The plaintiffs appealed the decision, but on April 11, 1975, the Fifth Circuit affirmed the District Court's decision. Judge Goldberg offered a lengthy dissent in which he contended that the Board's plans were constitutionally inadequate and that the District Court was wrong to ignore the student assignment element and hold that the five other Green factors for finding unitary status were sufficient to overcome what he saw as the inadequacy in reassignment. Carr v. Montgomery County Board of Education, 511 F.2d 1374 (5th Cir. 1975).
On May 28, 1993, this court declared that the Montgomery County BoE had achieved a unitary school system and released the BoE from the court's jurisdiction. See Carr v. Montgomery County Bd. of Educ., Civ.A. No. 64–2072 (M.D.Ala. May 28, 1993) (order dismissing case). Dismissal of the Montgomery County school desegregation case, however, did not mean the end of the M to M program. Prior to dismissal of the case, the Montgomery County BoE had adopted a resolution stating that the M to M program would continue “subject to any recommendation the Superintendent may make as to the manner in which the program operates.” See Res. of Montgomery County Bd. of Educ. (May 26, 1995).
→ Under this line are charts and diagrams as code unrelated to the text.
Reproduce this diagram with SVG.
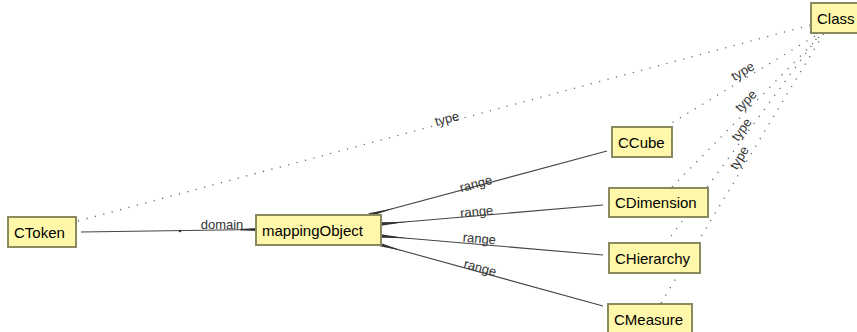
<svg xmlns="http://www.w3.org/2000/svg" width="857" height="332" viewBox="0 0 857 332">
<style>
.node rect{fill:#fff8aa;stroke:#8a8a5e;stroke-width:2}
.node text{font-family:"Liberation Sans",Arial,sans-serif;font-size:15px;fill:#000}
.edge{stroke:#444;stroke-width:1.1;fill:none}
.dot{stroke:#666;stroke-width:1.3;fill:none;stroke-dasharray:1.2 7.5}
.wedge{fill:#333}
.lbl{font-family:"Liberation Sans",Arial,sans-serif;font-size:13px;fill:#333;text-anchor:middle}
</style>
<rect width="857" height="332" fill="#fff"/>
<g id="connectors">
  <line class="dot" x1="78" y1="221" x2="811" y2="25"/>
  <line class="dot" x1="665" y1="127" x2="820" y2="33"/>
  <line class="dot" x1="672" y1="187" x2="823" y2="33"/>
  <line class="dot" x1="666" y1="243" x2="820" y2="34"/>
  <line class="dot" x1="661" y1="303" x2="824" y2="33"/>
  <line class="edge" x1="81" y1="232" x2="256" y2="229.5"/>
  <circle cx="180" cy="231" r="1.3" fill="#333"/>
  <polygon class="wedge" transform="translate(256,229.5) rotate(179.2)" points="0,-1.6 16,-0.6 16,0.6 0,1.6"/>
  <line class="edge" x1="369" y1="215" x2="607" y2="151"/>
  <line class="edge" x1="381" y1="224" x2="603" y2="205"/>
  <line class="edge" x1="381" y1="236" x2="603" y2="255"/>
  <line class="edge" x1="378" y1="244" x2="603" y2="306"/>
  <polygon class="wedge" transform="translate(369,215) rotate(-15.05)" points="0,-1.8 26,0 0,1.8"/>
  <polygon class="wedge" transform="translate(381,224) rotate(-4.9)" points="0,-1.8 26,0 0,1.8"/>
  <polygon class="wedge" transform="translate(381,236) rotate(4.9)" points="0,-1.8 26,0 0,1.8"/>
  <polygon class="wedge" transform="translate(378,244) rotate(15.4)" points="0,-1.8 26,0 0,1.8"/>
  <text class="lbl" x="222" y="229">domain</text>
  <text class="lbl" transform="translate(477,188) rotate(-15)">range</text>
  <text class="lbl" transform="translate(477,216) rotate(-4.9)">range</text>
  <text class="lbl" transform="translate(479,243) rotate(4.9)">range</text>
  <text class="lbl" transform="translate(479,272) rotate(15.4)">range</text>
  <text class="lbl" transform="translate(448,123) rotate(-15)">type</text>
  <text class="lbl" transform="translate(745,75) rotate(-31)">type</text>
  <text class="lbl" transform="translate(749,104) rotate(-46)">type</text>
  <text class="lbl" transform="translate(745,132) rotate(-54)">type</text>
  <text class="lbl" transform="translate(743,160) rotate(-59)">type</text>
</g>
<g id="Class" class="node"><rect x="811" y="3" width="48" height="30"/><text x="817" y="24">Class</text></g>
<g id="CCube" class="node"><rect x="612" y="127" width="60" height="30"/><text x="618" y="148">CCube</text></g>
<g id="CDimension" class="node"><rect x="609" y="188" width="99" height="29"/><text x="615" y="208">CDimension</text></g>
<g id="CHierarchy" class="node"><rect x="609" y="243" width="91" height="30"/><text x="615" y="264">CHierarchy</text></g>
<g id="CMeasure" class="node"><rect x="608" y="304" width="84" height="30"/><text x="614" y="325">CMeasure</text></g>
<g id="CToken" class="node"><rect x="8" y="217" width="68" height="30"/><text x="14" y="238">CToken</text></g>
<g id="mappingObject" class="node"><rect x="256" y="215" width="125" height="30"/><text x="262" y="236">mappingObject</text></g>
</svg>
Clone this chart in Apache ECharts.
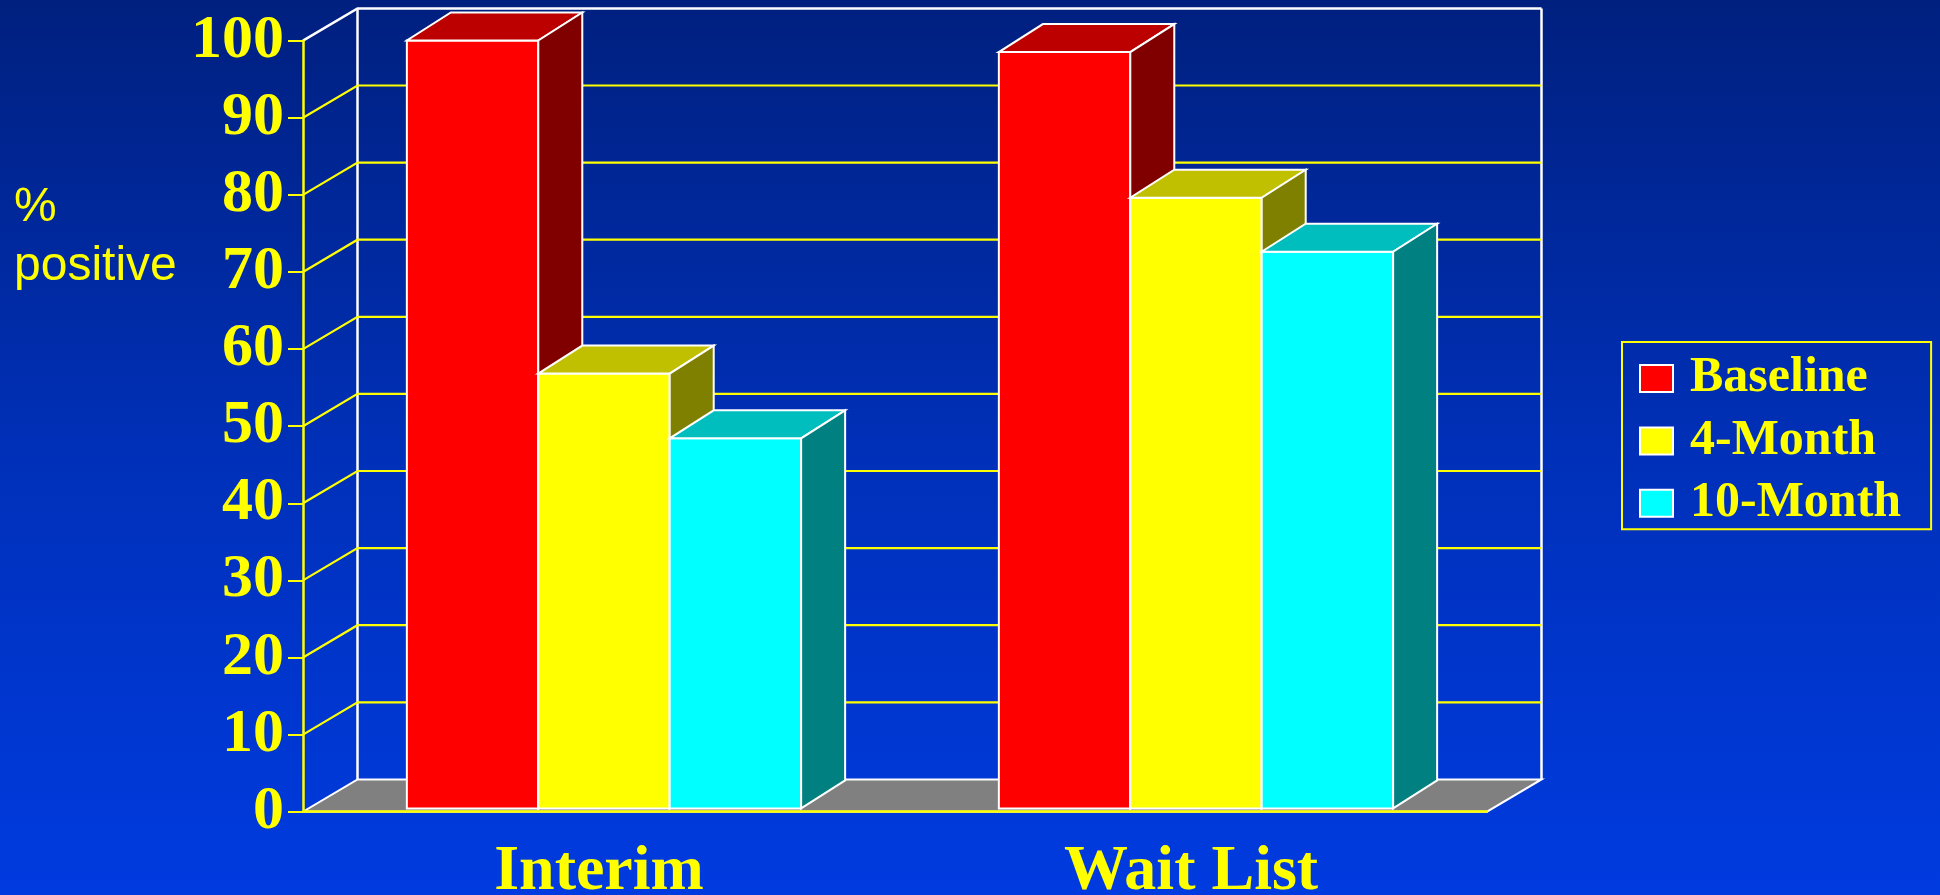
<!DOCTYPE html>
<html>
<head>
<meta charset="utf-8">
<title>% positive by group</title>
<script src="https://cdn.jsdelivr.net/npm/echarts@6/dist/echarts.min.js"></script>
<style>
  html, body { margin: 0; padding: 0; overflow: hidden; background: #0030b0; }
  #chart { width: 1940px; height: 895px; }
</style>
</head>
<body>
<div id="chart"></div>
<script>
// ---- data ----
const groups = ['Interim', 'Wait List'];
const seriesNames = ['Baseline', '4-Month', '10-Month'];
const baseline = [99.6, 98.1];
const month4 = [56.4, 79.2];
const month10 = [48.0, 72.2];
const yTicks = [0, 10, 20, 30, 40, 50, 60, 70, 80, 90, 100];

// ---- pseudo-3D geometry (pixels) ----
const WALL_DX = 54.5, WALL_DY = -32.3;      // depth of back wall / floor
const BAR_INSET_X = 5, BAR_INSET_Y = -3.3;  // bars sit slightly behind the front edge
const BAR_DX = 44, BAR_DY = -28;            // depth of each column
const BAR_FRACTION = 0.222;                 // column width as share of category band

const faceColors = [
  { front: '#FF0000', top: '#BC0000', side: '#800000' },
  { front: '#FFFF00', top: '#C0C000', side: '#808000' },
  { front: '#00FFFF', top: '#00BEBE', side: '#008080' }
];

const edge = { stroke: '#FFFFFF', lineWidth: 2, lineJoin: 'miter' };

function columnRenderer(slot, colors) {
  return function (params, api) {
    const cat = api.value(0);
    const val = api.value(1);
    const base = api.coord([cat, 0]);
    const top = api.coord([cat, val]);
    const band = api.size([1, 0])[0];
    const w = band * BAR_FRACTION;
    const x0 = base[0] - 1.5 * w + slot * w + BAR_INSET_X;
    const x1 = x0 + w;
    const yb = base[1] + BAR_INSET_Y;
    const yt = top[1] + BAR_INSET_Y;
    return {
      type: 'group',
      children: [
        { type: 'polygon',
          shape: { points: [[x0, yb], [x1, yb], [x1, yt], [x0, yt]] },
          style: Object.assign({ fill: colors.front }, edge) },
        { type: 'polygon',
          shape: { points: [[x0, yt], [x1, yt], [x1 + BAR_DX, yt + BAR_DY], [x0 + BAR_DX, yt + BAR_DY]] },
          style: Object.assign({ fill: colors.top }, edge) },
        { type: 'polygon',
          shape: { points: [[x1, yb], [x1 + BAR_DX, yb + BAR_DY], [x1 + BAR_DX, yt + BAR_DY], [x1, yt]] },
          style: Object.assign({ fill: colors.side }, edge) }
      ]
    };
  };
}

// back wall, its gridlines and the floor
function wallRenderer(params, api) {
  const cs = params.coordSys;
  const v = api.value(1);
  const y = api.coord([0, v])[1];
  const xl = cs.x, xr = cs.x + cs.width;
  const maxV = yTicks[yTicks.length - 1];
  const children = [];
  if (v === 0) {
    const yTop = api.coord([0, maxV])[1];
    children.push({
      type: 'polygon',
      shape: { points: [[xl, y], [xr, y], [xr + WALL_DX, y + WALL_DY], [xl + WALL_DX, y + WALL_DY]] },
      style: { fill: '#808080', stroke: '#FFFFFF', lineWidth: 2 }
    });
    children.push({
      type: 'polyline',
      shape: { points: [[xl + WALL_DX, y + WALL_DY], [xl + WALL_DX, yTop + WALL_DY]] },
      style: { stroke: '#FFFFFF', lineWidth: 2.5, fill: null }
    });
    children.push({
      type: 'polyline',
      shape: { points: [[xr + WALL_DX, y + WALL_DY], [xr + WALL_DX, yTop + WALL_DY]] },
      style: { stroke: '#FFFFFF', lineWidth: 2.5, fill: null }
    });
  } else {
    children.push({
      type: 'polyline',
      shape: { points: [[xl, y], [xl + WALL_DX, y + WALL_DY], [xr + WALL_DX, y + WALL_DY]] },
      style: { stroke: v === maxV ? '#FFFFFF' : '#FFFF00', lineWidth: v === maxV ? 2.5 : 2.2, fill: null }
    });
  }
  return { type: 'group', children: children };
}

const seriesValues = [baseline, month4, month10];

const chart = echarts.init(document.getElementById('chart'), null, { renderer: 'canvas' });

const option = {
  animation: false,
  backgroundColor: {
    type: 'linear', x: 0, y: 0, x2: 0, y2: 1,
    colorStops: [
      { offset: 0, color: '#00207F' },
      { offset: 0.5, color: '#0030B8' },
      { offset: 1, color: '#003BE0' }
    ]
  },
  title: {
    text: '%\npositive',
    left: 14,
    top: 178,
    padding: 0,
    textStyle: {
      fontFamily: 'Liberation Sans',
      fontWeight: 'normal',
      fontSize: 48,
      lineHeight: 59,
      color: '#FFFF00'
    }
  },
  legend: {
    data: seriesNames,
    orient: 'vertical',
    left: 1622,
    top: 342,
    icon: 'rect',
    itemWidth: 33,
    itemHeight: 27,
    itemGap: 12.4,
    padding: [11.5, 30, 1, 17],
    borderColor: '#FFFF00',
    borderWidth: 2,
    itemStyle: { borderColor: '#FFFFFF', borderWidth: 2 },
    textStyle: {
      fontFamily: 'Liberation Serif',
      fontWeight: 'bold',
      fontSize: 50,
      lineHeight: 27,
      color: '#FFFF00',
      padding: [0, 0, 0, 12]
    }
  },
  grid: {
    left: 303,
    top: 40.7,
    width: 1184,
    height: 771,
    containLabel: false,
    outerBoundsMode: 'none'
  },
  xAxis: {
    type: 'category',
    data: groups,
    z: 5,
    axisLine: { lineStyle: { color: '#FFFF00', width: 2.5 } },
    axisTick: { length: 12, lineStyle: { color: '#FFFF00', width: 2 } },
    axisLabel: {
      margin: 29,
      fontFamily: 'Liberation Serif',
      fontWeight: 'bold',
      fontSize: 64,
      lineHeight: 64,
      color: '#FFFF00'
    },
    splitLine: { show: false }
  },
  yAxis: {
    type: 'value',
    min: 0,
    max: 100,
    interval: 10,
    z: 5,
    axisLine: { show: true, lineStyle: { color: '#FFFF00', width: 2.5 } },
    axisTick: { show: true, length: 15, lineStyle: { color: '#FFFF00', width: 2 } },
    axisLabel: {
      margin: 19,
      fontFamily: 'Liberation Serif',
      fontWeight: 'bold',
      fontSize: 62,
      color: '#FFFF00'
    },
    splitLine: { show: false }
  },
  series: [
    {
      type: 'custom',
      name: 'wall',
      clip: false,
      silent: true,
      z: 1,
      renderItem: wallRenderer,
      data: yTicks.map(function (v) { return [0, v]; }),
      encode: { x: 0, y: 1 }
    }
  ].concat(seriesNames.map(function (name, i) {
    return {
      type: 'custom',
      name: name,
      clip: false,
      z: 2,
      itemStyle: { color: faceColors[i].front },
      renderItem: columnRenderer(i, faceColors[i]),
      data: seriesValues[i].map(function (v, c) { return [c, v]; }),
      encode: { x: 0, y: 1 }
    };
  }))
};

chart.setOption(option);
</script>
</body>
</html>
Pursuant to this resolution, the M to M program still exists today, but it is no longer a court-ordered program. Instead, it is a voluntary program maintained by the Montgomery County BoE to assist in preserving the unitary status of the school system.
Young By & Through Young v. Montgomery Cty. (Alabama) Bd. of Educ., 922 F. Supp. 544, 546–47 (M.D. Ala. 1996).
In that case court explained that while the district had achieved unitary status, the Board had voluntarily agreed to maintain the majority-to-minority program in place.